Dan transferred the belts and bangles to several garbage bags and heaved them into the trunk of his old brown Tempo; it was still running thanks to Hayden’s long-term care. Without a place to live, Dan moved around town, spending a week with an old border from the “Eldon Hilton,” a few days with Hayden’s new boyfriend, and another few weeks with someone whose apartment-for-rent ad he answered. None of these proved to be the right arrangement. Each time he moved, he hauled the bags with him, stuffing the belts that he snaked out of the top back inside. In an act that would save him money while testing his patience, he finally rented a room in a UCLA fraternity house.
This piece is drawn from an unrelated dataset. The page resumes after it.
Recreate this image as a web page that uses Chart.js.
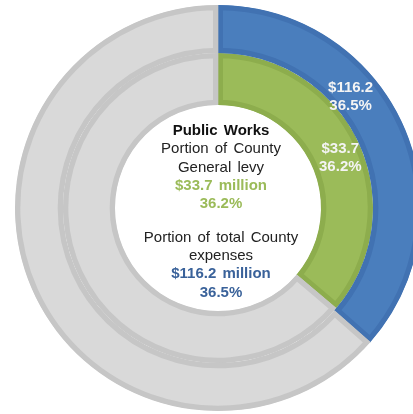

Part of Dan’s happiness that fall was that he was around so many of his friends. His mother was in and out of town, treating him to dinners and introducing him to movie people, many of them eccentrics who amused Dan. Eiji was going to UCLA; Roko Belic came down from Santa Barbara several times; and both Robert Gobright, STA’s mechanic, and Tex paid him visits.
On September 18, Kathy hosted a group of Dan’s friends at the Shangri-La to celebrate his twenty-first birthday. They were listening to an account of Eiji’s birthday gift – a visit to a strip club the night before – when there was a knock at the door. Amy came dashing into the room, greeting Dan with an enormous hug. Kathy and Geoff had flown her over from London as a surprise; Dan was stunned and thrilled.
To celebrate properly, he called for a late-night safari to Tijuana. “It’s always better to go somewhere than to not go somewhere,” he announced, rallying the somewhat dubious group. In the dingy border town they witnessed a fist fight – much to Eiji’s glee and Roko’s horror, while Tex, who never drank, had the bad luck of being vomited on by a very inebriated stranger. Dan spent much of the night warding off unwanted advances toward Amy by strangers. At dawn, they drove back to the city, satisfied to have at least made an effort to seek adventure.